SHORT TASK >> Pictures stay out. Extract the lines below from the first one through the line with "300, 350, 400];", both included.
──────── RAW DATA
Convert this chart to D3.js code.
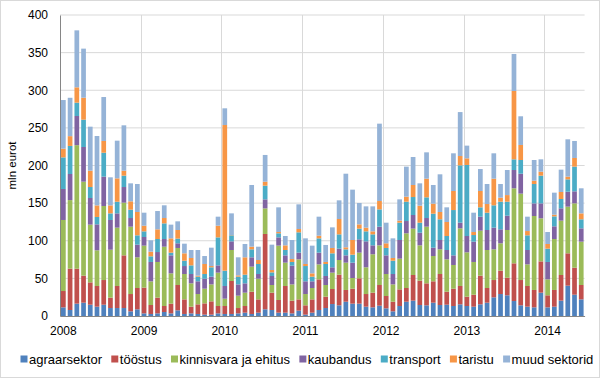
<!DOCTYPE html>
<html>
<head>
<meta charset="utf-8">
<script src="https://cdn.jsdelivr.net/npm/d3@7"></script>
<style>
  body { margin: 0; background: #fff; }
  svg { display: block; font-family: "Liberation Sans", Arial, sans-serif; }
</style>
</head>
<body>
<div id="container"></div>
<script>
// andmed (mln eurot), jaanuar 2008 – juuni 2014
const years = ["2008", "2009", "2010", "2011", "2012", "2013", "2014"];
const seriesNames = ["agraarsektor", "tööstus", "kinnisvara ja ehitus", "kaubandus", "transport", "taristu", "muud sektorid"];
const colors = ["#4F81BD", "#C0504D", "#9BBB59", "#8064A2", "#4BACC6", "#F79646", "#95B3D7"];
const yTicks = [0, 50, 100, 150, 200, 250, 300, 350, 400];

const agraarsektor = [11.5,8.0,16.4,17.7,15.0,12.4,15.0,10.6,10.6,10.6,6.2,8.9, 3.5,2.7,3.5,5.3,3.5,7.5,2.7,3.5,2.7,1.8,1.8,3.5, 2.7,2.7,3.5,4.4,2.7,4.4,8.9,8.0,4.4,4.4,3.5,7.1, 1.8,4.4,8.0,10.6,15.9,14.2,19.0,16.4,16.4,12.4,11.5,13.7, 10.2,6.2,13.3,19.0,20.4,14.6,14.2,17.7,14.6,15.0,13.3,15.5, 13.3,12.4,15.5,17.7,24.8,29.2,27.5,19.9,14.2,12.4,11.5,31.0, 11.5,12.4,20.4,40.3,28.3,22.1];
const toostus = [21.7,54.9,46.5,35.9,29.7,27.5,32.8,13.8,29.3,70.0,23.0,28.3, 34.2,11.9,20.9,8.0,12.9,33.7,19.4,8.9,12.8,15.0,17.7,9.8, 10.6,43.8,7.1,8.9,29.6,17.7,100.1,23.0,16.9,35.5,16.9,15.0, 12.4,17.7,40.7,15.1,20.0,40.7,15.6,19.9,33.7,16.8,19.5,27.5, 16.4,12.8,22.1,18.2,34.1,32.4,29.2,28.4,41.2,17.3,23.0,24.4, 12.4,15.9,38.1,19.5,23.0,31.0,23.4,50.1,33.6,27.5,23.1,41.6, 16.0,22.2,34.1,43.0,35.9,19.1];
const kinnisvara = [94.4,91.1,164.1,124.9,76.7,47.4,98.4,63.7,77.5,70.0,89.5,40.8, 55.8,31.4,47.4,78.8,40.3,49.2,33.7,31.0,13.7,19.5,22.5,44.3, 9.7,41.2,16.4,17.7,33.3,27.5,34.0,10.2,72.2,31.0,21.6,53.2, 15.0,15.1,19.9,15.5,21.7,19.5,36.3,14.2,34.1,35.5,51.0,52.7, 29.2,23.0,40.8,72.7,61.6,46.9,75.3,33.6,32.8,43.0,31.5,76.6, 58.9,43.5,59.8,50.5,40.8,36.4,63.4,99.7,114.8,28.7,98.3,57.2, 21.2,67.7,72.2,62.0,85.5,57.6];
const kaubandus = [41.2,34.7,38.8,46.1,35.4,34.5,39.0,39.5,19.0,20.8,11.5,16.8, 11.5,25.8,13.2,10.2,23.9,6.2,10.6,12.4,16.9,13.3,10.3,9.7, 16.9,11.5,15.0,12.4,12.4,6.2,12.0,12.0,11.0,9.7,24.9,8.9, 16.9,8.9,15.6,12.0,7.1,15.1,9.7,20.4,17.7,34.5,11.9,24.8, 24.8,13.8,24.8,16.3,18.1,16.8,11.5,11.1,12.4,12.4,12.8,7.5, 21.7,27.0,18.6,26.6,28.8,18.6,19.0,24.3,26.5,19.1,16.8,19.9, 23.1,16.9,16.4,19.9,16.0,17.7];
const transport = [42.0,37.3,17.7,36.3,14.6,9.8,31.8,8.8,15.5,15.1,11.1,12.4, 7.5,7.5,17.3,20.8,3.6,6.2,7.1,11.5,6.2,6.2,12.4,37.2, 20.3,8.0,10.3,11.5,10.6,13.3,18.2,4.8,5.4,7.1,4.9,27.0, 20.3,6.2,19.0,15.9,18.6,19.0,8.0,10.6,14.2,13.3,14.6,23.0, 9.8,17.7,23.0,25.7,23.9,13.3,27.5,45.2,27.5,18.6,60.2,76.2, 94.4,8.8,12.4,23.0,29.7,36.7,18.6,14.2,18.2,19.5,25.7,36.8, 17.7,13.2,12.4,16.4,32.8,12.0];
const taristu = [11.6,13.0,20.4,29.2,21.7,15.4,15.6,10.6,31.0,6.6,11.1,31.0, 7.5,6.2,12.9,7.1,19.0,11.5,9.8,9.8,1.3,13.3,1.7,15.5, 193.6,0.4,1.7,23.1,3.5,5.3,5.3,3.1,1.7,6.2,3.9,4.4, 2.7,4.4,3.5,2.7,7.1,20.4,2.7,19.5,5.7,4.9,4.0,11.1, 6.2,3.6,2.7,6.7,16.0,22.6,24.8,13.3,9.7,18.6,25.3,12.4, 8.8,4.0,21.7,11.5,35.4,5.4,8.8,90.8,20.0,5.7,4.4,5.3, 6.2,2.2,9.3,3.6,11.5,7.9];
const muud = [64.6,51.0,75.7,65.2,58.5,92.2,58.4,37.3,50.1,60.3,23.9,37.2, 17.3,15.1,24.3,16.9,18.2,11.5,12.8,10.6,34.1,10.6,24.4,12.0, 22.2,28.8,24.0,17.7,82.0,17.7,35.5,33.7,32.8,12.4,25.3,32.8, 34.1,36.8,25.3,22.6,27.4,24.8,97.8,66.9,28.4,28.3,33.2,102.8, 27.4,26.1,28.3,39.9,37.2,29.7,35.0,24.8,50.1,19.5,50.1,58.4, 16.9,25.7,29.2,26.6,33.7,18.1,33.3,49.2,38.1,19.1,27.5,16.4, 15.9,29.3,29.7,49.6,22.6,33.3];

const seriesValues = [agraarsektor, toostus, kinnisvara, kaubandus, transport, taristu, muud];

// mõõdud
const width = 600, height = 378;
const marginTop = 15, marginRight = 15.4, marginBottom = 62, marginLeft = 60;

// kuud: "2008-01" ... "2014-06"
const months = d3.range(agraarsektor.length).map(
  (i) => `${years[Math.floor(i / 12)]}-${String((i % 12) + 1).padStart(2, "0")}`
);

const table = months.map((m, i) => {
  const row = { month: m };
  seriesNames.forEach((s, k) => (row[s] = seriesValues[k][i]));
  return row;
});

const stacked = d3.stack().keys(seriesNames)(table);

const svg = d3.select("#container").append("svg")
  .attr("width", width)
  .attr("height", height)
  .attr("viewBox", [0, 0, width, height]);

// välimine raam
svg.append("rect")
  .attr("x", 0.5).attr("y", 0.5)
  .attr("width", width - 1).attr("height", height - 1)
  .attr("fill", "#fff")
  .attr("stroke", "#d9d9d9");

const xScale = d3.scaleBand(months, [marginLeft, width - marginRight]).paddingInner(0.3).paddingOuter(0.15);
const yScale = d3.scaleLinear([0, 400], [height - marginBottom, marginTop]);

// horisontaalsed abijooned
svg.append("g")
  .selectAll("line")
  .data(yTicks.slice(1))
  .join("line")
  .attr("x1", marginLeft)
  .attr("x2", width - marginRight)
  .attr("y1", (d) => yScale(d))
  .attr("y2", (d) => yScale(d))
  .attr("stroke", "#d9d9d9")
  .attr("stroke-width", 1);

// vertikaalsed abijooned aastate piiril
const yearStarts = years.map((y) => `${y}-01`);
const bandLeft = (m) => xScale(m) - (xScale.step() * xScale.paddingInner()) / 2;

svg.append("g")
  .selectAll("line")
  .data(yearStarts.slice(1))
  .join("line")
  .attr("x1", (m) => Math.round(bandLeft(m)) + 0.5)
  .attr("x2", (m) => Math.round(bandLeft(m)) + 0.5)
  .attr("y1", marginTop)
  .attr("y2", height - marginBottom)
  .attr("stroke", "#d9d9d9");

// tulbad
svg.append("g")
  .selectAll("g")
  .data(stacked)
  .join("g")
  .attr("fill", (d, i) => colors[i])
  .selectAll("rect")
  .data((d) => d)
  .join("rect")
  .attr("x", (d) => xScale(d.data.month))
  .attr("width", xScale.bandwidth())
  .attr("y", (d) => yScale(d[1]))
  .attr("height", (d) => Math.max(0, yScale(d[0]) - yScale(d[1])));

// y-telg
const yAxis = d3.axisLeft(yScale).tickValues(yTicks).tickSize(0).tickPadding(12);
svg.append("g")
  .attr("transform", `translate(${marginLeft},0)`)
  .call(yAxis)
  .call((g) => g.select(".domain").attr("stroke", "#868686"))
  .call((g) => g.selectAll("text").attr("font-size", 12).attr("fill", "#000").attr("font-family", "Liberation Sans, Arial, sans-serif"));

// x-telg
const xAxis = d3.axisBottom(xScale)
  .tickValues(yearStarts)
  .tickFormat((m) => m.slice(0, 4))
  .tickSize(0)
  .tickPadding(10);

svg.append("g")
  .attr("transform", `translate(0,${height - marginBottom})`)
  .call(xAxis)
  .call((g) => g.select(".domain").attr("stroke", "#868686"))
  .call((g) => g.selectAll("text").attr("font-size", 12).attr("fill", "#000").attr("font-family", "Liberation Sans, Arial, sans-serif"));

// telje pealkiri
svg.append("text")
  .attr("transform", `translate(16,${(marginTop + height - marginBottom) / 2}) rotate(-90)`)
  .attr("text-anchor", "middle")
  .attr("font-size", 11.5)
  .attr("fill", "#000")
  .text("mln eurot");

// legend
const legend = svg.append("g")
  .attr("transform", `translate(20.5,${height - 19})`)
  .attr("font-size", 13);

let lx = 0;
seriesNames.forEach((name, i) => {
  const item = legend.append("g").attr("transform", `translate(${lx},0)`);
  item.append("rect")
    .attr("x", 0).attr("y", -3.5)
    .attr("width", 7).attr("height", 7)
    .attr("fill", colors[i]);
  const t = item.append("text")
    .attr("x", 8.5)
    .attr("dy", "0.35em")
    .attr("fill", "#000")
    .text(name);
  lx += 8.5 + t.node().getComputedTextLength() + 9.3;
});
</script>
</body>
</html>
────────────────
ANSWER >>
Convert this chart to D3.js code.
<!DOCTYPE html>
<html>
<head>
<meta charset="utf-8">
<script src="https://cdn.jsdelivr.net/npm/d3@7"></script>
<style>
  body { margin: 0; background: #fff; }
  svg { display: block; font-family: "Liberation Sans", Arial, sans-serif; }
</style>
</head>
<body>
<div id="container"></div>
<script>
// andmed (mln eurot), jaanuar 2008 – juuni 2014
const years = ["2008", "2009", "2010", "2011", "2012", "2013", "2014"];
const seriesNames = ["agraarsektor", "tööstus", "kinnisvara ja ehitus", "kaubandus", "transport", "taristu", "muud sektorid"];
const colors = ["#4F81BD", "#C0504D", "#9BBB59", "#8064A2", "#4BACC6", "#F79646", "#95B3D7"];
const yTicks = [0, 50, 100, 150, 200, 250, 300, 350, 400];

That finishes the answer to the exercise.